Gentrification and the fleecing of Jefferson Street

William T. Robinson, Jr.

William T. Robinson, Jr.

At one time Jefferson Street flourished, prospering as the Black Wall Street of Nashville. Its Black residents and businesses served as sources of pride to Nashville’s Black community. It could boast numerous restaurants, clubs, a hotel, and premiere homes for many of Nashville’s prominent Black elite.

Jefferson Street could boast of harboring three HBCUs (Meharry Medical College, Fisk University and Tennessee A&I, now known as Tennessee State University). Its history in contributions to Black music is legendary, welcoming and grooming many up and coming singing artists in its heyday.

Jefferson Street underwent a major setback with the introduction of the Interstate, dividing the area and adding to the demise of many businesses. Jefferson Street and the surrounding area started to decline somewhat, but remained Black.

Jefferson Street was virtually high jacked when Whites who had previously moved to the suburbs decided they wanted back into the inner city, closer to downtown. Like other cities the relocation of indigenous Blacks living in areas near downtown is nothing short of adhering to a prescribed plan of operation being used in many major cities.

Ironically, redeveloping an area should be a plus for everyone, but in reality it is usually one-sided, benefiting a certain prescribed population. ‘Everyone wins’ is not usually the case, although it is usually preached and sold to the original inhabitants. Gentrification can have some far reaching tentacles that can be detrimental to those originally living in the communities affected.

Let’s establish one thing, and that is that I am not against progress. But I am against the lack of ethics and fairness involved in providing all parties involved adequate consideration, especially in determining their own outcome. When you take over an area under the guise of gentrification, it seems the right thing to do is to offer those living in the area viable options concerning their impending predicament.

These options can vary according to one’s position as an owner, renter, or a business vested in the area undergoing gentrification. There should be low interest loans or federal grants available, offering the original habitants the option to redevelop their own community if they choose. Legislation should be enacted, guaranteeing that a designated percentage of homes, apartments and businesses should be relegated to Blacks or minorities.
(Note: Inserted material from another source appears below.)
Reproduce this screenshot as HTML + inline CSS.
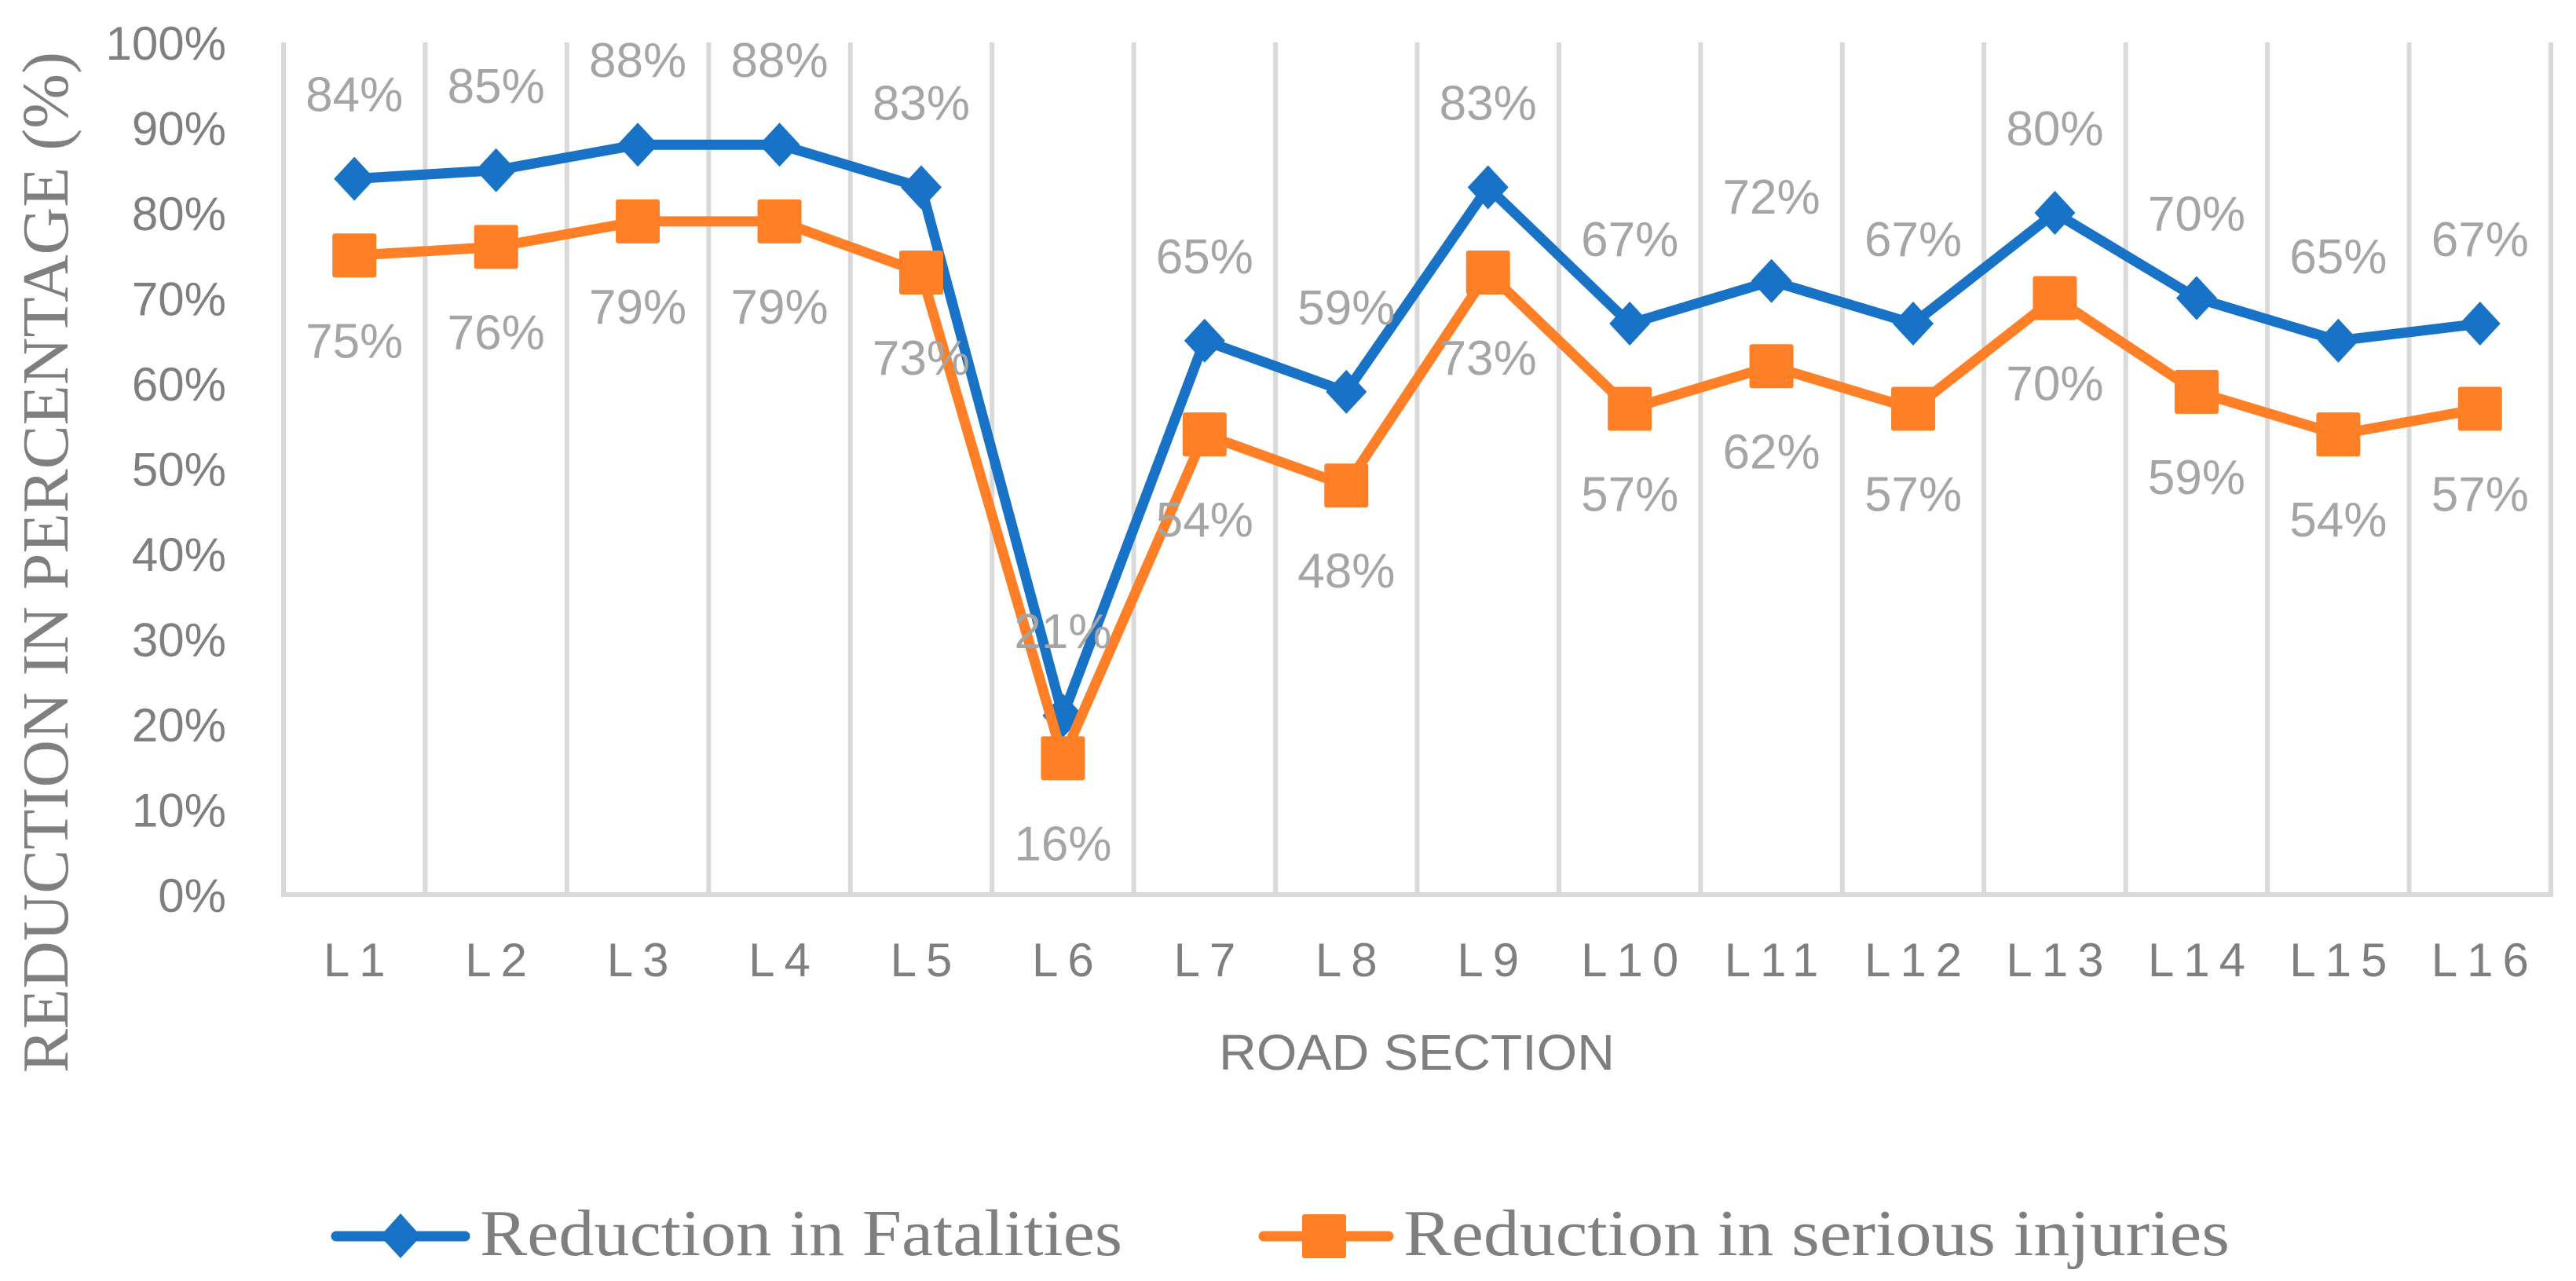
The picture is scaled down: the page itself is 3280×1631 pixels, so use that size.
<!DOCTYPE html>
<html><head><meta charset="utf-8"><style>
html,body{margin:0;padding:0;background:#fff;}
svg{display:block;}
</style></head><body>
<svg id="chart" width="3280" height="1631" viewBox="0 0 3280 1631" xmlns="http://www.w3.org/2000/svg">
<g id="grid"></g>
<g id="yticks"></g>
<g id="xticks"></g>
<g id="series"></g>
<g id="labels"></g>
<text transform="translate(86,716) rotate(-90)" text-anchor="middle" font-family="Liberation Serif, serif" font-size="84" fill="#7f7f7f" textLength="1300" lengthAdjust="spacingAndGlyphs">REDUCTION IN PERCENTAGE (%)</text>
<text x="1804" y="1362" text-anchor="middle" font-family="Liberation Sans, sans-serif" font-size="64" fill="#7f7f7f" textLength="504" lengthAdjust="spacingAndGlyphs">ROAD SECTION</text>
<g>
 <g>
  <line x1="428" y1="1574" x2="592" y2="1574" stroke="#1872c6" stroke-width="13" stroke-linecap="round"/>
  <polygon points="510,1545 536,1574 510,1602 484,1574" fill="#1872c6"/>
  <text x="611" y="1598" font-family="Liberation Serif, serif" font-size="84" fill="#7f7f7f" textLength="818" lengthAdjust="spacingAndGlyphs">Reduction in Fatalities</text>
 </g>
 <g>
  <line x1="1609" y1="1574" x2="1768" y2="1574" stroke="#fe7f26" stroke-width="13" stroke-linecap="round"/>
  <rect x="1658" y="1546" width="56" height="56" rx="3" fill="#fe7f26"/>
  <text x="1787" y="1598" font-family="Liberation Serif, serif" font-size="84" fill="#7f7f7f" textLength="1052" lengthAdjust="spacingAndGlyphs">Reduction in serious injuries</text>
 </g>
</g>
</svg>
<script>
const categories = ["L1","L2","L3","L4","L5","L6","L7","L8","L9","L10","L11","L12","L13","L14","L15","L16"];
const fatalities = [84,85,88,88,83,21,65,59,83,67,72,67,80,70,65,67];
const injuries = [75,76,79,79,73,16,54,48,73,57,62,57,70,59,54,57];
const yTicks = [0,10,20,30,40,50,60,70,80,90,100];

const NS = "http://www.w3.org/2000/svg";
const L = 361, R = 3248, T = 54, B = 1139;
const bw = (R - L) / categories.length;
const x = i => L + (i + 0.5) * bw;
const y = v => B - (v / 100) * (B - T);
function mk(tag, attrs, parent) {
  const e = document.createElementNS(NS, tag);
  for (const k in attrs) e.setAttribute(k, attrs[k]);
  parent.appendChild(e);
  return e;
}
const grid = document.getElementById('grid');
for (let i = 0; i <= categories.length; i++) {
  const gl = mk('line', {x1: L + i * bw, x2: L + i * bw, y1: T, y2: B, stroke: '#d9d9d9', 'stroke-width': 6}, grid);
  
  
}
const ax = mk('line', {x1: L - 3, x2: R + 3, y1: B, y2: B, stroke: '#d9d9d9', 'stroke-width': 6}, grid);



const yt = document.getElementById('yticks');
yTicks.forEach(v => {
  const t = mk('text', {x: 288, y: y(v) + 22, 'text-anchor': 'end', 'font-family': 'Liberation Sans, sans-serif', 'font-size': 60, fill: '#7f7f7f'}, yt);
  t.textContent = v + '%';
  
  
});
const xt = document.getElementById('xticks');
categories.forEach((c, i) => {
  const t = mk('text', {x: x(i) + 6, y: 1243, 'text-anchor': 'middle', 'font-family': 'Liberation Sans, sans-serif', 'font-size': 60, fill: '#7f7f7f', 'letter-spacing': 12}, xt);
  t.textContent = c;
  
  
});

const sg = document.getElementById('series');
const lg = document.getElementById('labels');
function drawSeries(vals, color, shape, dir, name) {
  const pl = mk('polyline', {points: vals.map((v, i) => x(i) + ',' + y(v)).join(' '), fill: 'none', stroke: color, 'stroke-width': 13, 'stroke-linejoin': 'round'}, sg);
  
  
  vals.forEach((v, i) => {
    const cx = x(i), cy = y(v);
    let m;
    if (shape === 'diamond') {
      m = mk('polygon', {points: `${cx},${cy-28} ${cx+26},${cy} ${cx},${cy+28} ${cx-26},${cy}`, fill: color}, sg);
    } else {
      m = mk('rect', {x: cx - 28, y: cy - 28, width: 56, height: 56, rx: 3, fill: color}, sg);
    }
    
    
    const t = mk('text', {x: cx, y: cy + dir * 108 + 22, 'text-anchor': 'middle', 'font-family': 'Liberation Sans, sans-serif', 'font-size': 62, fill: '#a5a5a5'}, lg);
    t.textContent = v + '%';
    
    
  });
}
drawSeries(fatalities, '#1872c6', 'diamond', -1, 'fatalities');
drawSeries(injuries, '#fe7f26', 'square', 1, 'serious-injuries');
</script>
</body></html>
All too often the indigenous people in the area are literally relocated or forced out without benefiting in the profits of the redevelopment taking place. Usually the public is led to believe that gentrification benefits everyone, especially the city as a whole.

The truth is gentrification can (for the most part) be seen as a hostile takeover where greedy developers and investors take advantage of those less fortunate, offering them little if any stake in the redeveloped area. Many times people don’t want to sell their properties but redevelop their residences or businesses themselves. Yet they cannot get the financing from the banks, thus making many banks complicit in discriminatory practices supporting redevelopment in the favor of certain developers and investors.

Higher property taxes force many residents, especially the elderly, to sell because of their inability to pay or keep up with the rising property taxes escalating due to higher home values in the area surrounding them. Then you have buyers dangling appealing prices to uninformed desperate home owners who see the offers as extremely generous—not knowing the buyer will double or triple his investment at the least.

Usually those selling their homes can find bigger homes outside the area undergoing gentrification but cannot afford to stay in the newly gentrified area. Gentrification for the most part does not benefit African Americans or people struggling. It benefits an affluent middle class or upper class group basically consisting of Whites as well as overly greedy developers and investors. Minority involvement in the economic windfall is minimal if any at all.

Many would argue that gentrification promotes elitist White communities and adds to relocating financially disadvantaged people forming concentrated areas of poverty. White developers and investors are all too often the only ones who win financially. Black developers and investors cannot financially compete with their White counterparts unless a certain percentage of redevelopment is mandated to go to minorities.

The removal of the site of the National African American Music Museum from the corner of Rosa Park Blvd and Jefferson to a basement downtown convinced me that there exist those among us not working in the best interests of the Black community in Nashville. What other place could better be suited for the museum than Jefferson Street? It was a no brainer.

I can only wonder what we can say when future generations of African Americans in Nashville ask us how we allowed historically Black Jefferson Street to become predominantly White. A few Black businesses do not suffice overlooking the fleecing of our beloved Jefferson Street. Where was the diversity and commonality benefiting all parties?

It seems like it is always about what is in the best interests of our White counterparts, many times putting the Black community in a position of being duped or dismissed. But in the case of the fleecing of Jefferson Street, there is enough blame to go around on both sides. Let this be a learning experience, opening our eyes to know who really has our best interests at heart.